I was not aware of the real situation facing traditional craftsmen until I met and talked with many craftsmen or artisans in Yogyakarta and Solo where I established a collaboration with the manufacturer of furniture and home décor for my business development. For many years local craftsmen have found it difficult to sell their items despite their good craftsmanship. It was later found that their handcrafted items failed to attract buyers largely due to the craftsmen’ inability to meet the need of consumers on the ground that they were unable to adapt to the fast-changing market. The changing market means the change in consumers’ behaviour, need and expectation. This is not to mention the required branding. As a consequence, handcrafted products were unable to compete with manufactured ones, which are easily available and sold at affordable price. This has affected the handcrafted product business as evidenced by the craftsmen’s reluctance to make more product designs.

I’m also concerned about the decline in the number of artisans with traditional craftsmanship because local young people prefer to work in a factory as a worker rather than becoming a craftsman to continue their parent’s business. If the situation continues, the traditional craftsmanship, passed down from one generation to another, is at risk of dying out. Many other craftsmen in Sumatra, Kalimantan, East Nusa Tenggara (NTT) and other areas are also facing similar situation. This explains why a number of well-informed product designers are frequently invited to visit different areas to provide counseling about crafts-related marketing to help local craftsmen solve the lingering problems so as to grow their business and conserve the cultural heritage.

In the last ten years, the market for crafts has showed a trend of growing demand of handmade products from urbanites, driven by their increasing fondness for unique and authentic products. This has encouraged a number of product designers to visit areas, where craftsmen produce handicrafts, to raise their awareness about the value of craftsmanship that needs to be continually developed and preserved not only to meet consumers’ need but also help build sustainable future.


In 2020, a client asked my team and I to help purun craftsmen in South Kalimantan to cope with a similar problem. Purun is a wild long grass-like plant with straight and hollow stems, which is commonly found in peatlands. In a bid to solve the problem pertaining to the absence of the regeneration of weavers, and, at the same time, revive weaving crafts, we empowered local women around the swamp area by scaling up their weaving skills. We also helped local craftsmen cope with the issue of material sustainability by asking them to stop utilizing textile dyes, which they had been utilized to make bold and bright colors, as a way to preserve the freshwater swamp ecosystem that has abundant fishery potential and becomes a source of livelihood and where purun grows well. This means that it is of paramount importance to ensure that handcrafted products have a positive impact on environment and communities, more than just making it visually appealing and affordable. What’s more, the traditional skills in making crafts can be passed down to the next generation.

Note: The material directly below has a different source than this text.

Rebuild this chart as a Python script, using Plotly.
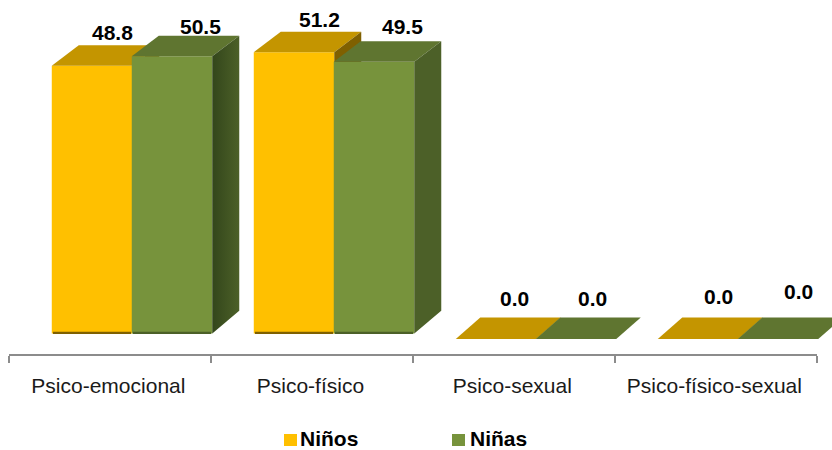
import plotly.graph_objects as go

categories = ["Psico-emocional", "Psico-físico", "Psico-sexual", "Psico-físico-sexual"]
ninos = [48.8, 51.2, 0.0, 0.0]
ninas = [50.5, 49.5, 0.0, 0.0]

# Layout constants (pixel geometry converted to data units)
W, H = 832, 450
L, R = 9, 817
AXIS_Y = 355
ZERO_Y = 339
PX_X = (R - L) / 4.0          # px per category
PX_Y = 5.6                    # px per value unit
FLOOR = 1.0                   # visible foot of the bars
BW = 80.5 / PX_X
OFFS = {"n": -0.089, "a": 0.307}


def px(p):
    return (p - L) / (W - L)


def py(p):
    return (AXIS_Y - p) / AXIS_Y


def depth(v):
    return (24.5 / PX_X, 21.5 / PX_Y) if v == 0 else (27 / PX_X, 20.5 / PX_Y)


series = [
    dict(name="Niños", vals=ninos, off=OFFS["n"], front="#FFC000", top="#C49500", side="#7F6000",
         dark="#7F6000", xa="x", ya="y"),
    dict(name="Niñas", vals=ninas, off=OFFS["a"], front="#77933C", top="#5F7530", side="#4C6028",
         dark="#33461B", xa="x2", ya="y2"),
]

fig = go.Figure()
for s in series:
    xs = [i + s["off"] for i in range(len(categories))]
    fig.add_trace(go.Bar(
        x=xs, y=[v - FLOOR if v > 0 else None for v in s["vals"]], base=FLOOR, width=BW,
        name=s["name"], marker=dict(color=s["front"], line=dict(width=0)),
        xaxis=s["xa"], yaxis=s["ya"], showlegend=False, hoverinfo="skip"))
    # darker foot of each bar
    fig.add_trace(go.Bar(
        x=xs, y=[0.4 if v > 0 else None for v in s["vals"]], base=FLOOR - 0.1, width=BW - 0.012,
        marker=dict(color=s["side"], line=dict(width=0)),
        xaxis=s["xa"], yaxis=s["ya"], showlegend=False, hoverinfo="skip"))
    for i, (x, v) in enumerate(zip(xs, s["vals"])):
        dx, dy = depth(v)
        x0, x1 = x - BW / 2, x + BW / 2
        # top face
        fig.add_trace(go.Scatter(
            x=[x0, x1, x1 + dx, x0 + dx, x0], y=[v, v, v + dy, v + dy, v],
            mode="lines", line=dict(width=0), fill="toself", fillcolor=s["top"],
            xaxis=s["xa"], yaxis=s["ya"], showlegend=False, hoverinfo="skip", cliponaxis=False))
        # side face
        if v > 0:
            tr = dict(
                x=[x1, x1 + dx, x1 + dx, x1, x1], y=[v, v + dy, FLOOR + dy * 1.1, FLOOR, v],
                mode="lines", line=dict(width=0), fill="toself", fillcolor=s["side"],
                xaxis=s["xa"], yaxis=s["ya"], showlegend=False, hoverinfo="skip", cliponaxis=False)
            if i == 0:
                tr["fillgradient"] = dict(type="horizontal", colorscale=[[0, s["dark"]], [1, s["side"]]])
            fig.add_trace(go.Scatter(**tr))

# Value labels
label_shift = {
    "Niños": [(20, 33), (25, 33), (18, 41), (20, 43)],
    "Niñas": [(28, 30), (28, 35), (16, 41), (20, 48)],
}
ann = []
for s in series:
    for i, v in enumerate(s["vals"]):
        sx, sy = label_shift[s["name"]][i]
        ann.append(dict(x=i + s["off"], y=v, xref="x", yref="y", text=f"<b>{v:.1f}</b>", showarrow=False,
                        xshift=sx, yshift=sy, font=dict(family="Liberation Sans", size=21, color="#000000")))

# Legend
legend_items = [("Niños", "#FFC000", 284, 300), ("Niñas", "#77933C", 452, 470)]
shapes = []
for name, col, sx, tx in legend_items:
    shapes.append(dict(type="rect", xref="paper", yref="paper",
                       x0=px(sx), x1=px(sx + 13), y0=py(446), y1=py(434),
                       fillcolor=col, line=dict(width=0)))
    ann.append(dict(x=px(tx), y=py(450), xref="paper", yref="paper",
                    xanchor="left", yanchor="bottom", showarrow=False, text=f"<b>{name}</b>",
                    borderpad=0, borderwidth=0,
                    font=dict(family="Liberation Sans", size=21, color="#000000")))

# Category axis line stops at the last boundary tick
boundaries = [-0.5, 0.5, 1.5, 2.5, 3.5]
shapes.append(dict(type="line", xref="x", yref="paper", x0=boundaries[0], x1=boundaries[-1], y0=0, y1=0,
                   line=dict(color="#8C8C8C", width=2)))

yr = [-(AXIS_Y - ZERO_Y) / PX_Y, ZERO_Y / PX_Y]
xr = [-0.5, -0.5 + (W - L) / PX_X]
ticks = dict(tickvals=boundaries, ticks="outside", ticklen=7, tickwidth=2, tickcolor="#8C8C8C")
fig.update_layout(
    width=W, height=H, autosize=False,
    margin=dict(l=L, r=0, t=0, b=H - AXIS_Y, pad=0),
    paper_bgcolor="#FFFFFF", plot_bgcolor="#FFFFFF",
    barmode="overlay", showlegend=False, annotations=ann, shapes=shapes,
    xaxis=dict(type="linear", range=xr, tickvals=[i - 0.008 for i in range(len(categories))], ticktext=categories,
               ticks="outside", ticklen=12, tickcolor="rgba(0,0,0,0)", tickwidth=1,
               minor=ticks, showgrid=False, zeroline=False, showline=False,
               tickfont=dict(family="Liberation Sans", size=21, color="#1A1A1A")),
    yaxis=dict(range=yr, visible=False, showgrid=False, zeroline=False),
    xaxis2=dict(range=xr, overlaying="x", visible=False, anchor="y2"),
    yaxis2=dict(range=yr, overlaying="y", visible=False, anchor="x2"),
)
fig.write_html("out.html", post_script="document.body.style.margin='0';", config={"displayModeBar": False})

Our efforts have borne fruit, with the craftsmen successfully producing varied types of simple handwoven containers, including baskets that fit into bookcases, which are tailored to the needs of modern urbanites as part of furniture design. The versatile and synthetic dyes-free containers allow the purun material to display its original color which will remain unchanged over time. The simple handwoven techniques, which can expedite the production process, are easily duplicatable and suitable for young weavers who start to learn the art of weaving. Product-wise, the size and functions are adjusted to fit for particular target market, making it attractive, marketable and salable. In less than a year, we produced 20 product designs inspired by the daily lives of local people, starting from wooden boats, vegetable bowls, to raindrops.

It is worth noting that we earned an award at the Good Design Indonesia in 2021 with the GDI BEST predicate for a design process that take consumers and social impact into consideration. In the same year, we also garnered G MARK from Japan, as a stamp of approval for products that have high value in the market. It is a proud achievement for us and an encouragement for weavers in the area. A product with a high value must not only fulfill the needs of its users, and have an emotional connection, but also have a positive impact that makes users feel good about the product. So, increasing the handcrafting values is crucial to appeal to modern-day consumers.